Access to children is often an important point but, mainly, arguments between estranged partners centre on money. Usually, the women is trying to get a share of the joint marital financial assets.
I have to say that I am not a great advocate of joint bank accounts.  The idea seems to have its roots in a time when most women did not work, so a joint account in theory gave a wife some access to money to keep the family housed and fed.
Of course, at least in some parts of the World, women have moved on from those far off days when being a "housewife" was the norm. In Western Countries, most women work and have their own funds.
I am all for women keeping their funds separate from their husbands/partners. Money brings with it a measure of independence - and we women badly need that in a World where the cards are still very much stacked against us.

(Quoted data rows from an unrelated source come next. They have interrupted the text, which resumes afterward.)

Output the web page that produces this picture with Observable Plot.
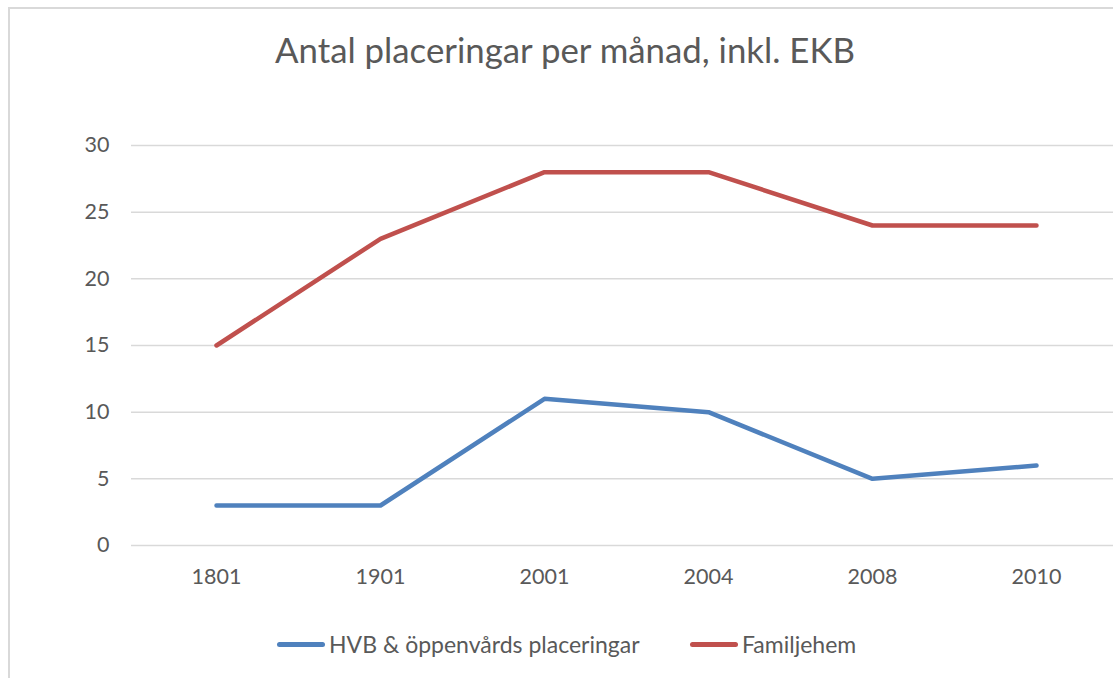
<!DOCTYPE html>
<html>
<head>
<meta charset="utf-8">
<script src="https://cdn.jsdelivr.net/npm/d3@7"></script>
<script src="https://cdn.jsdelivr.net/npm/@observablehq/plot@0.6"></script>
<style>
  html, body { margin: 0; padding: 0; background: #fff; }
  #page { position: relative; width: 1113px; height: 678px; overflow: hidden; font-family: Lato, "Open Sans", sans-serif; }
  #frame { position: absolute; left: 8px; top: 7px; width: 1200px; height: 800px; border: 2px solid #d9d9d9; box-sizing: border-box; }
  #title { position: absolute; left: 0; width: 1130px; top: 29px; text-align: center; font-size: 34.8px; color: #595959; white-space: nowrap; }
  #chart { position: absolute; left: 0; top: 0; width: 1130px; }
  #chart svg { max-width: none !important; }
  #legend { position: absolute; top: 630px; left: 0; font-size: 23px; color: #595959; white-space: nowrap; }
  .item { position: absolute; top: 0; display: flex; align-items: center; }
  .swatch { width: 48px; height: 5px; border-radius: 3px; margin-right: 4px; }
</style>
</head>
<body>
<div id="page">
  <div id="frame"></div>
  <div id="title">Antal placeringar per månad, inkl. EKB</div>
  <div id="chart"></div>
  <div id="legend"></div>
</div>
<script>
const categories = ["1801", "1901", "2001", "2004", "2008", "2010"];
const seriesNames = ["HVB & öppenvårds placeringar", "Familjehem"];
const hvbValues = [3, 3, 11, 10, 5, 6];
const familjehemValues = [15, 23, 28, 28, 24, 24];
const yTicks = [0, 5, 10, 15, 20, 25, 30];
const colors = ["#4f81bd", "#c0504d"];

const data = [];
categories.forEach((c, i) => {
  data.push({cat: c, value: hvbValues[i], series: seriesNames[0]});
  data.push({cat: c, value: familjehemValues[i], series: seriesNames[1]});
});

const plot = Plot.plot({
  width: 1130,
  height: 600,
  marginLeft: 131,
  marginRight: 10,
  marginTop: 145,
  marginBottom: 55,
  style: {fontFamily: "Lato, 'Open Sans', sans-serif", fontSize: "21.5px", color: "#595959", background: "transparent", overflow: "visible", maxWidth: "none"},
  x: {type: "point", domain: categories, padding: 0.5, label: null},
  y: {domain: [0, 30], ticks: yTicks, label: null},
  color: {domain: seriesNames, range: colors},
  marks: [
    Plot.ruleY(yTicks, {stroke: "#d9d9d9", strokeWidth: 1.5}),
    Plot.axisY({ticks: yTicks, tickSize: 0, tickPadding: 22, label: null, fontSize: 21.5}),
    Plot.axisX({tickSize: 0, tickPadding: 23, label: null, fontSize: 21.5}),
    Plot.line(data, {x: "cat", y: "value", z: "series", stroke: "series", strokeWidth: 4.5, strokeLinecap: "round", strokeLinejoin: "round"})
  ]
});
document.getElementById("chart").appendChild(plot);

const legend = document.getElementById("legend");
const offsets = [277, 690];
seriesNames.forEach((name, i) => {
  const item = document.createElement("div");
  item.className = "item";
  item.style.left = offsets[i] + "px";
  const sw = document.createElement("div");
  sw.className = "swatch";
  sw.style.background = colors[i];
  const tx = document.createElement("span");
  tx.textContent = name;
  item.appendChild(sw);
  item.appendChild(tx);
  legend.appendChild(item);
});
</script>
</body>
</html>
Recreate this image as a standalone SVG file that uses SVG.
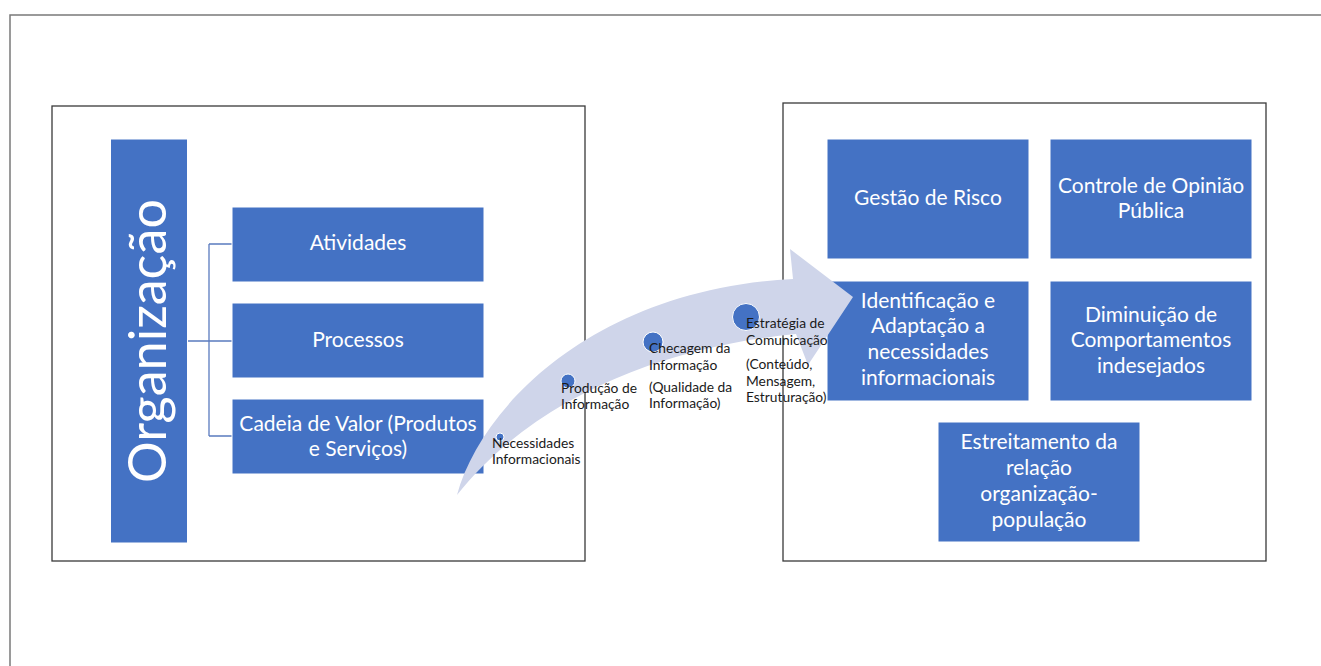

In closing, I have to make reference to the participation of women in the Olympics. It is being trumpeted as a great success that every country involved had at least one woman in its team.
I do not see it that way. Countries like Saudi Arabia sent a token female representative. It was an empty gesture. The Saudis have no intention of changing their appalling treatment of women. Any country that ,for example, bans women from driving is not fit to take part in a celebration of World sporting unity.
Saudi Arabia and all other countries where women do not have equal rights with men should be banned from the Olympics until such rights are granted.
By the way, religious reasons should not be accepted as an excuse for depriving women of equal rights. All religions are controlled by men and their rules constructed to sustain male supremacy. There is no role for religion in sport, including in controlling the clothing women can wear.
The Saudi father of the one female member of their team said that he would have withdrawn his daughter if she had not been allowed to were a headscarf. HE would have withdrawn his daughter? That says it all about the rights of women in Saudi Arabia.